Material for this exercise

+++

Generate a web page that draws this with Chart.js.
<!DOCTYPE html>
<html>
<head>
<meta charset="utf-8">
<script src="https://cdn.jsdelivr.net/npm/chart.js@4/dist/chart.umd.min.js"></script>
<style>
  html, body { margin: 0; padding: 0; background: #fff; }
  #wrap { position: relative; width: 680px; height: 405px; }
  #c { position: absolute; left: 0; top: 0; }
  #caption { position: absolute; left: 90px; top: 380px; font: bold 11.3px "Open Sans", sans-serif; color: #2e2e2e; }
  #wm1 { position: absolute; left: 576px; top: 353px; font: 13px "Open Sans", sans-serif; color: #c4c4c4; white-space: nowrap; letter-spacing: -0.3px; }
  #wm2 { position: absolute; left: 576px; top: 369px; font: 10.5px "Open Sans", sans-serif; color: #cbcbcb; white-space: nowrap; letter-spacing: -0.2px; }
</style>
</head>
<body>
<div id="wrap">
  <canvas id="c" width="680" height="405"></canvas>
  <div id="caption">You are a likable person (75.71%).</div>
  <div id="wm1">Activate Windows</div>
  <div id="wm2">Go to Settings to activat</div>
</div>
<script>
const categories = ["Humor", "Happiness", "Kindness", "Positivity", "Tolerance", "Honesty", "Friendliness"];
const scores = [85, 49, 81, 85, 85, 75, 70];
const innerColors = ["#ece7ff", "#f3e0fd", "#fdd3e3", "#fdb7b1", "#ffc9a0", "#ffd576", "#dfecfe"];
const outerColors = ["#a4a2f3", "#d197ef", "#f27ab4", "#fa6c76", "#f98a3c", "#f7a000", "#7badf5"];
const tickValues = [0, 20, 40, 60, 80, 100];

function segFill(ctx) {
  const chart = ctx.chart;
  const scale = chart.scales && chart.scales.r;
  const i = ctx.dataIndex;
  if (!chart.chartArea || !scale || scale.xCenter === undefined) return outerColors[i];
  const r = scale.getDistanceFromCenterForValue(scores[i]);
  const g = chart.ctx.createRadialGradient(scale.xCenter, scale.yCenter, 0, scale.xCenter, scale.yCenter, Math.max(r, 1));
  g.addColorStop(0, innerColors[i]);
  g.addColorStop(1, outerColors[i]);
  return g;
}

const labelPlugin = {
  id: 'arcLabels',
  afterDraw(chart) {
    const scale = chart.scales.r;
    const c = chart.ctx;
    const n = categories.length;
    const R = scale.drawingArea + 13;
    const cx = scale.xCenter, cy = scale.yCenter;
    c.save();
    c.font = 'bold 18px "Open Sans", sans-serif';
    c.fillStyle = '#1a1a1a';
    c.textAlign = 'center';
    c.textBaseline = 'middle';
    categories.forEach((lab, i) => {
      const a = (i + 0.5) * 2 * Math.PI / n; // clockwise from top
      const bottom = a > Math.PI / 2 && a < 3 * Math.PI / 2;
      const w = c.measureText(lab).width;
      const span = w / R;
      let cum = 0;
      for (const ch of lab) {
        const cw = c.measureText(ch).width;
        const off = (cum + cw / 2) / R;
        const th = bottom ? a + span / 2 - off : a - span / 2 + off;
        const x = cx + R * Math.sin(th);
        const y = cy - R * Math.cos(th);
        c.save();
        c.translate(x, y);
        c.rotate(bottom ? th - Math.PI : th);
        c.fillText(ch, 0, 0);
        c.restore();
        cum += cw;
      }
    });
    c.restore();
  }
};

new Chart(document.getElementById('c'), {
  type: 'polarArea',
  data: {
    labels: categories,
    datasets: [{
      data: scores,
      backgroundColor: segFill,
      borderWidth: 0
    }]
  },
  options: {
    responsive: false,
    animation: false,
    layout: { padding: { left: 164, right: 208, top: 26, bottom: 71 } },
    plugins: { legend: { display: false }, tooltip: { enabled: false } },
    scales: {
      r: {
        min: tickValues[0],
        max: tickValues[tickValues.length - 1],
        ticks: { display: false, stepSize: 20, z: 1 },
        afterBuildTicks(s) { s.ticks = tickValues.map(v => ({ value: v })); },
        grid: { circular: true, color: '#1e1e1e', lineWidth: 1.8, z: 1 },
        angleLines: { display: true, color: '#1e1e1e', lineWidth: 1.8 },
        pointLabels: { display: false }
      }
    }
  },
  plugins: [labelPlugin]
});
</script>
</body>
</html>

+++

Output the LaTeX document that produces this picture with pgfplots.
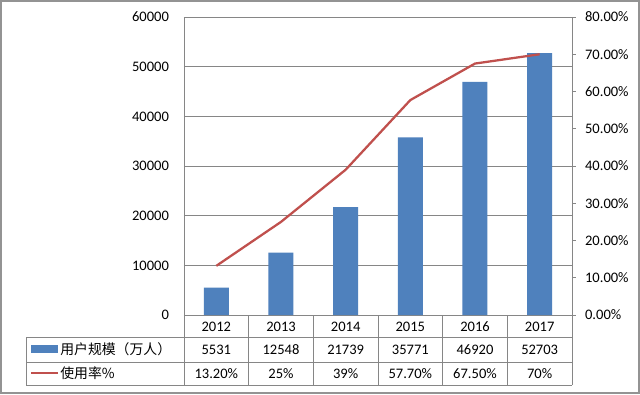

+++

Directions for this task
Give only a number: how many lines of the data hold the string "with"?

Result of this task
2